■ WHAT TO WORK ON: Exactly and only the lines from the one containing "Write the React, TypeScript" through the one containing "YAxis, CartesianGrid, ReferenceLine" belong in your copy. Pictures do not.
-- begin LISTED RECORDS --
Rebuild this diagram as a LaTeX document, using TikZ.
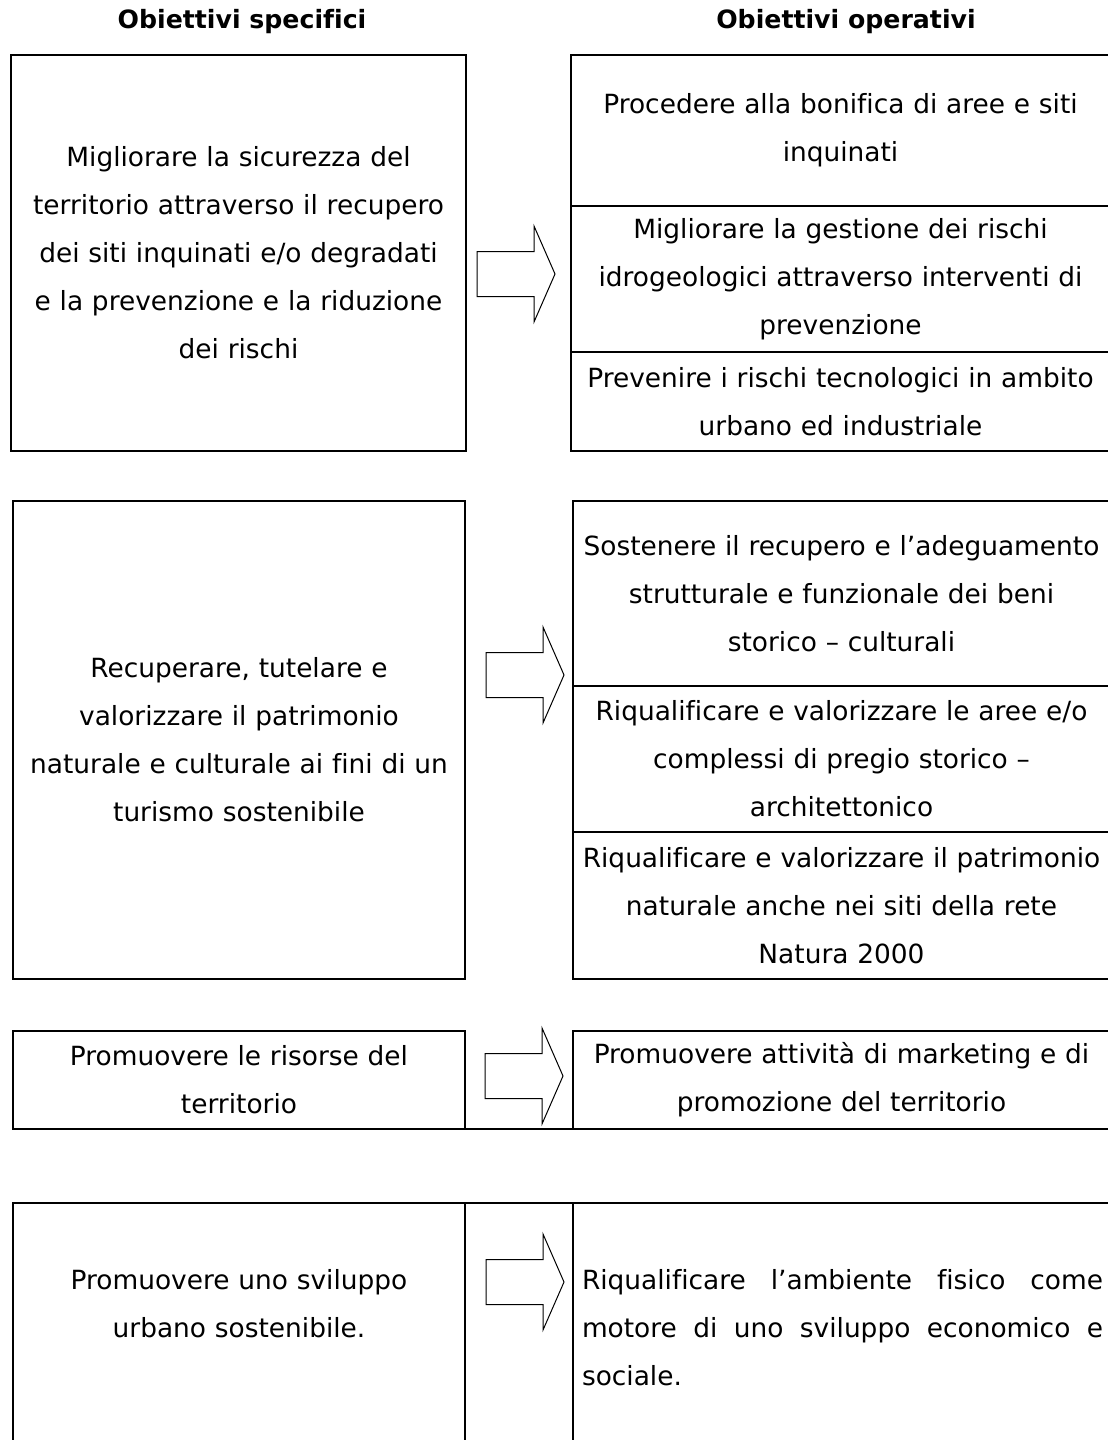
-- end LISTED RECORDS --
-- begin LISTED RECORDS --
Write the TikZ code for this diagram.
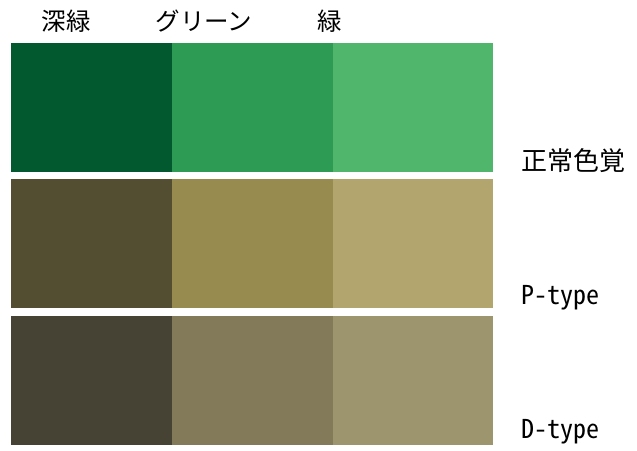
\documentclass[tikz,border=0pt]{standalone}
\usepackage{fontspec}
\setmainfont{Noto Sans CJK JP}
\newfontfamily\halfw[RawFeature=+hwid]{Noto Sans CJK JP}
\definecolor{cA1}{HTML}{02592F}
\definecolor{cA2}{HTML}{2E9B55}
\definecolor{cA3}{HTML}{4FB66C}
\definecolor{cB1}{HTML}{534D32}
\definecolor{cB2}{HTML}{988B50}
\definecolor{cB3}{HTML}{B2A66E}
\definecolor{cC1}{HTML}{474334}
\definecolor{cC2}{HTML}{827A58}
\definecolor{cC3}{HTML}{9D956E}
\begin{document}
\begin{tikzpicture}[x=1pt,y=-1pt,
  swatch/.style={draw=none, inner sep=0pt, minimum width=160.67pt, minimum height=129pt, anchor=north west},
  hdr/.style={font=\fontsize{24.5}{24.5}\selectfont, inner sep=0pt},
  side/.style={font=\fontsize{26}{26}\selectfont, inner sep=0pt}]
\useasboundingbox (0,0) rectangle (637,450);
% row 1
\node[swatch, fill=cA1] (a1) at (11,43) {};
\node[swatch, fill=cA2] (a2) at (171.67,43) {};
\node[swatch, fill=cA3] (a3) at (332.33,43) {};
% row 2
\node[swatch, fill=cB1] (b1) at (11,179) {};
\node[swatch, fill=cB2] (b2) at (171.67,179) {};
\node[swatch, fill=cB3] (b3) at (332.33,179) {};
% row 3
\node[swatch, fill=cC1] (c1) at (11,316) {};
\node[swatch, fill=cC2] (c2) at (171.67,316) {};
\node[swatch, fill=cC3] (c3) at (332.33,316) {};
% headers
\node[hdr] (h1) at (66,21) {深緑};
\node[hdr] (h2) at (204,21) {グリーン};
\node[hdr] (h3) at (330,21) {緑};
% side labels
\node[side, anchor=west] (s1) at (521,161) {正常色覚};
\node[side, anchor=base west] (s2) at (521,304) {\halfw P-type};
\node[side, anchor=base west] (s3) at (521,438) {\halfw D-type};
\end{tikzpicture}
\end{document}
-- end LISTED RECORDS --
-- begin LISTED RECORDS --
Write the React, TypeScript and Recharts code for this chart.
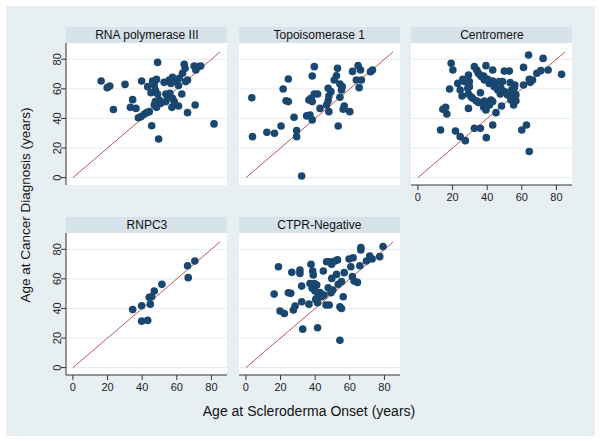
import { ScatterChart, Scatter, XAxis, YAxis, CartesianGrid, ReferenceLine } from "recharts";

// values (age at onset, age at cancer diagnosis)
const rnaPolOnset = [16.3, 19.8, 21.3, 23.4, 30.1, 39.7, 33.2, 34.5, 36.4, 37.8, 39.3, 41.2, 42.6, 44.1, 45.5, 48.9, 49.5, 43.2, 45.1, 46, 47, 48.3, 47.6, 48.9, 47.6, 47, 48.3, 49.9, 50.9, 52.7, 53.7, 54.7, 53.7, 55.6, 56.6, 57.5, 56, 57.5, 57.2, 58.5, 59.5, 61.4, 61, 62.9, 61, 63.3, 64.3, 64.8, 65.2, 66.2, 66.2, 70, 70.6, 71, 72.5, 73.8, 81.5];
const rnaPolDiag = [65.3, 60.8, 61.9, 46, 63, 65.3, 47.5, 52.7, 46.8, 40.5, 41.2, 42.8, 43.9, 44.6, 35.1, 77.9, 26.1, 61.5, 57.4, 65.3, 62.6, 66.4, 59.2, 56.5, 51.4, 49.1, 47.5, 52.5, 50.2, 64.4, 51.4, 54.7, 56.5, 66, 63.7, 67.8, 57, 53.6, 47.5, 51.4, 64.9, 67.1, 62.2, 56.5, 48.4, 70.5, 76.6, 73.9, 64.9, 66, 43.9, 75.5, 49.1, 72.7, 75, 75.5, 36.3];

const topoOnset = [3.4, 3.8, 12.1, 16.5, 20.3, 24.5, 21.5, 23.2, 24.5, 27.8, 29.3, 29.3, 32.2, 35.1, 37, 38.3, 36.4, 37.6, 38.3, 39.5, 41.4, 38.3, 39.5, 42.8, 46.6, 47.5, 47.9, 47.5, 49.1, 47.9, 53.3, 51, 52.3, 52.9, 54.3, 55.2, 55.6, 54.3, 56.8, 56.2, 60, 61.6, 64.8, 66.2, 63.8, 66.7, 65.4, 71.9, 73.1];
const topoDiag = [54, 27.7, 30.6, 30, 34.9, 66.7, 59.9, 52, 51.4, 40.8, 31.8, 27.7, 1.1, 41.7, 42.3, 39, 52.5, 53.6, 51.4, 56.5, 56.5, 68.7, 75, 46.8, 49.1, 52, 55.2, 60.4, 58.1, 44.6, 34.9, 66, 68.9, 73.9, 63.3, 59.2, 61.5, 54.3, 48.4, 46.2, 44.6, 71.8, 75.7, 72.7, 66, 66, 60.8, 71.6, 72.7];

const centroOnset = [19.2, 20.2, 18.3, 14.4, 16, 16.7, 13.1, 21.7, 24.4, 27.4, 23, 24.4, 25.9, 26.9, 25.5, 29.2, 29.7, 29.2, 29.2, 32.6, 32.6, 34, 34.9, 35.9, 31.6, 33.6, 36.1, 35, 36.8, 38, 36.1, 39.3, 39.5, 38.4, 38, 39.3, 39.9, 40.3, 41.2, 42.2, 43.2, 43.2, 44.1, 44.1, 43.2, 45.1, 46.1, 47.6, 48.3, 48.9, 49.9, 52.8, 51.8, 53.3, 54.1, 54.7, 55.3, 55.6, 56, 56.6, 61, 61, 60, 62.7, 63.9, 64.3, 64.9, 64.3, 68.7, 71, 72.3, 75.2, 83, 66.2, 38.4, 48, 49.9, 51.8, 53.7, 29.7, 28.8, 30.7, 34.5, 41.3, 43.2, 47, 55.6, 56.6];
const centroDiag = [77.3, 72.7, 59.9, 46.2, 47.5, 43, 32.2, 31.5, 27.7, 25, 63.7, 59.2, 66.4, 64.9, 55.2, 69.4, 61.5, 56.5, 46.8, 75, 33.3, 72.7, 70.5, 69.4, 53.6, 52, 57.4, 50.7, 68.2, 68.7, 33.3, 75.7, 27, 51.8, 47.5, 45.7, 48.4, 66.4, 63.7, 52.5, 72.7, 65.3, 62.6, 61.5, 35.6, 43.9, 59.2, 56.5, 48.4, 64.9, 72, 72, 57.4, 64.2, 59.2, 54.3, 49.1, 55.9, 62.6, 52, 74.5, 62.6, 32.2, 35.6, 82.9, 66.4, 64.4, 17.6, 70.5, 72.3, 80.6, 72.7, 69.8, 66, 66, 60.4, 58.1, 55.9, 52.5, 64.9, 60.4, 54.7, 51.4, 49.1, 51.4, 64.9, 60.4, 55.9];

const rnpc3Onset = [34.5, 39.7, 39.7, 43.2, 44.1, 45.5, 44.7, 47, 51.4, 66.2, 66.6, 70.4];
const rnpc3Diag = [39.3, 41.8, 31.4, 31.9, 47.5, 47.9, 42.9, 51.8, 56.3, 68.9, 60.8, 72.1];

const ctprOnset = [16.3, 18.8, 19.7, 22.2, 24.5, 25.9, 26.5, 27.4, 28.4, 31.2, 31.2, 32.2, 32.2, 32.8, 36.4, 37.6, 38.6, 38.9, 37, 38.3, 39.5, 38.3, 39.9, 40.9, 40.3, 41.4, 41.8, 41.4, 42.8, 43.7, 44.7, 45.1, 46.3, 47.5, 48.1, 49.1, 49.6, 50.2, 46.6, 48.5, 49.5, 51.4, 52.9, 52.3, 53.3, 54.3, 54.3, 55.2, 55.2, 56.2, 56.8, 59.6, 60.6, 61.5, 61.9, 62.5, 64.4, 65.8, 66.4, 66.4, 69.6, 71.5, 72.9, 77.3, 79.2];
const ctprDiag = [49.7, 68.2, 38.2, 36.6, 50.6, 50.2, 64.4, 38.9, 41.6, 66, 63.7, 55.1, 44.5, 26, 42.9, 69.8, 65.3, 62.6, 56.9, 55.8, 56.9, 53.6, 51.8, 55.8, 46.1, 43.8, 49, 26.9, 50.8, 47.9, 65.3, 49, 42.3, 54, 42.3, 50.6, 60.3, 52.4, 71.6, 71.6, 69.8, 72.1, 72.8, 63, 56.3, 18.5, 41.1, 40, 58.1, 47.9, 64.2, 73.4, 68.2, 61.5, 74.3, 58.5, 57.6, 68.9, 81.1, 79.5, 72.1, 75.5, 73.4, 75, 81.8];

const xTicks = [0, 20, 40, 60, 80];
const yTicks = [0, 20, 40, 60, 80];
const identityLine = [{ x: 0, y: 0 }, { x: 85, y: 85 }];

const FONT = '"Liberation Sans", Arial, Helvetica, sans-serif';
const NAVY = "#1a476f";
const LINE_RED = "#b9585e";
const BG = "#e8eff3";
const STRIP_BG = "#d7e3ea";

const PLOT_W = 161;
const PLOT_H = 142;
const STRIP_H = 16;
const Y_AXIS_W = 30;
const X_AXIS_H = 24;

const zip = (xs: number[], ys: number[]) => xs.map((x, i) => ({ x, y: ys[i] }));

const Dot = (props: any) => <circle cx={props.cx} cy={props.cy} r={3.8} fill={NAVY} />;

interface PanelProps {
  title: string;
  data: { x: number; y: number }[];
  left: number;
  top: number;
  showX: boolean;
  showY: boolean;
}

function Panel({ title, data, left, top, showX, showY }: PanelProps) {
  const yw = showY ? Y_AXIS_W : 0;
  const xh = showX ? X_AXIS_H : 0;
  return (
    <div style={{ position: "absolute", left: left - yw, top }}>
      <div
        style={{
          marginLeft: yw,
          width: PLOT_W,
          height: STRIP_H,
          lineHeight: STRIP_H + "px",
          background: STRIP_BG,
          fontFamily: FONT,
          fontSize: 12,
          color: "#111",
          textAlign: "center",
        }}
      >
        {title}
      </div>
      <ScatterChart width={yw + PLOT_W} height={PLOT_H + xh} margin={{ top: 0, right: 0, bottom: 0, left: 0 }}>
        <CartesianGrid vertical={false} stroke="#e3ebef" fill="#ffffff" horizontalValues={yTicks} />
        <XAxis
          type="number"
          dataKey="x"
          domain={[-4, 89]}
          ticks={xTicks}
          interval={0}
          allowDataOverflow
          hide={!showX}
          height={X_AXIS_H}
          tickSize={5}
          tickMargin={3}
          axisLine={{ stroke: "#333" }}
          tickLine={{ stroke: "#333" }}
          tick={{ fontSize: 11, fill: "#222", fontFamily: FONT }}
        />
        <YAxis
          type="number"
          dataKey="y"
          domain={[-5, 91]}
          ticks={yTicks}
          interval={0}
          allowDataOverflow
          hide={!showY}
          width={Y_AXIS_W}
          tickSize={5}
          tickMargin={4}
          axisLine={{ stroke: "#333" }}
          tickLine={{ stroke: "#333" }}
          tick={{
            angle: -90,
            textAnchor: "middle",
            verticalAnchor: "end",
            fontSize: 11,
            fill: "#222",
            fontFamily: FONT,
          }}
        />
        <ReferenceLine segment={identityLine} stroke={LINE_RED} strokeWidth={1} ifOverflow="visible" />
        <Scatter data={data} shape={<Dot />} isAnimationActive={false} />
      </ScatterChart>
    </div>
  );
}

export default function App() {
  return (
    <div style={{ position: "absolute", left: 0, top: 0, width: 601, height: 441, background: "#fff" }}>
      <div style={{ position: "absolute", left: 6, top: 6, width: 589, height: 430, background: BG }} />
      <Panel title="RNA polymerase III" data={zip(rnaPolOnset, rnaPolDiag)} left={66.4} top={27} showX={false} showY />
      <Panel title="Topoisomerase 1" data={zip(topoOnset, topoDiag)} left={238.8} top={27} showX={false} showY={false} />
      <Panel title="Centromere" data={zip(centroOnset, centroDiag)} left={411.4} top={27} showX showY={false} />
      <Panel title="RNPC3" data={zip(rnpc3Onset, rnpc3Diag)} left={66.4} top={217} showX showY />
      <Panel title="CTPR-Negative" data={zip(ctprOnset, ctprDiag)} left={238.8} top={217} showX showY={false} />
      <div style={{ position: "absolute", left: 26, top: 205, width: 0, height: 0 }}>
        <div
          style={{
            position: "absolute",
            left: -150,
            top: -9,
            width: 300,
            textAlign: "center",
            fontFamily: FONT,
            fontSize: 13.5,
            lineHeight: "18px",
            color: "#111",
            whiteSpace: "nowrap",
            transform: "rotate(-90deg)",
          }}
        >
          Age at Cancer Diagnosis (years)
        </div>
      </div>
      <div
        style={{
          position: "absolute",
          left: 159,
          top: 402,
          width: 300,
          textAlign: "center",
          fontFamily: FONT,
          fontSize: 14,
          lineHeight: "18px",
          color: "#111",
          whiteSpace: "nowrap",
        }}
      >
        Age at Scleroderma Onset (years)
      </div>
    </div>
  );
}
-- end LISTED RECORDS --
■ PROBLEM SOLUTION:
Write the React, TypeScript and Recharts code for this chart.
import { ScatterChart, Scatter, XAxis, YAxis, CartesianGrid, ReferenceLine } from "recharts";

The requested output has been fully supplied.